曹佾和直魯古認為趙顏可以利用狂犬病殺人,而且又懂得一些新奇的醫術,所以他們希望可以從趙顏身上找到克制狂犬病的辦法,但是讓他們失望的是,趙顏對於狂犬病也同樣是束手無策,除非是給他狂犬疫苗,這樣才可以在潛伏期時讓人體產生抗體,從而不必擔心會發病,但這顯然是不現實的。

“直神醫,有件事我一直想不明白,狂犬病一旦發病,應該是十死無生才對,您是怎麽保住張仁先一命的?”趙顏這時十分好奇的問道,這個問題也已經困擾他很長時間了,現在能夠見到直魯古,他自然要問個清楚,畢竟這可是連後世都沒有解決的醫學難題。

“我不姓直!”直魯古再次不滿的抗議,不過對於趙顏的問題,他最後還是回答道,“至於保住張仁先性命的辦法,主要是因為我使用了兩個治療方法,第一是就是用我們直魯古一脈的針炙之術激發張仁先的元氣,使得在他在短短幾天內暫時壓制住病情,第二是再將一頭瘋狗的腦子取出來搗碎,然後用以毒攻毒的方法在他身上割出一道傷口,再把瘋狗的腦子敷上去,這種治療辦法古已有之,傳說是葛洪所創,只是風險很大,我也是靠著自已的針炙之術和極大的運氣,才把張仁先的命給保了下來!”

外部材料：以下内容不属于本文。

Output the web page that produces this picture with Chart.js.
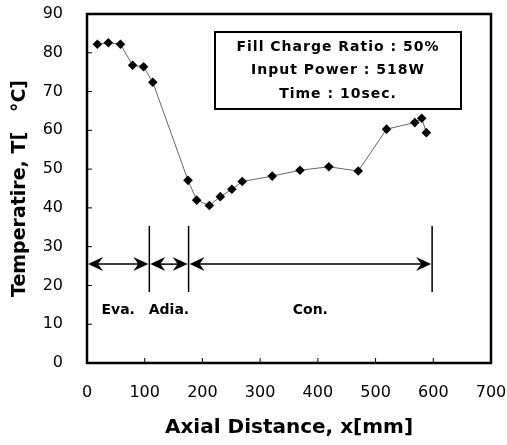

直魯古的針炙之術就不用說了,之前趙顏曾經在了空那裏見識過,而了空的針炙又是向直魯古學的,由此可知直魯古的針炙之術肯定更加精妙和神奇。

至於那個用瘋狗的腦子敷傷口這個方法,也讓趙顏大開眼界,因為瘋狗的腦子中含有大量的狂犬病毒,比口水中含量要多上幾倍,這樣的東西若是敷在傷口上,恐怕會比口水還要厲害,只是不知道這個以毒攻毒的理論是否靠譜,按說感染了狂犬病後再感染一次,只會讓病情更嚴重,難不成兩種來源於不同個體的狂犬病毒真的會自已打起來?

想到這裏,趙顏就把自已關於以毒攻毒是否靠譜的疑問提了出來,畢竟無論是曹佾還是直魯古,兩人都是一代醫學宗師,有這樣的機會,趙顏自然要請教一番。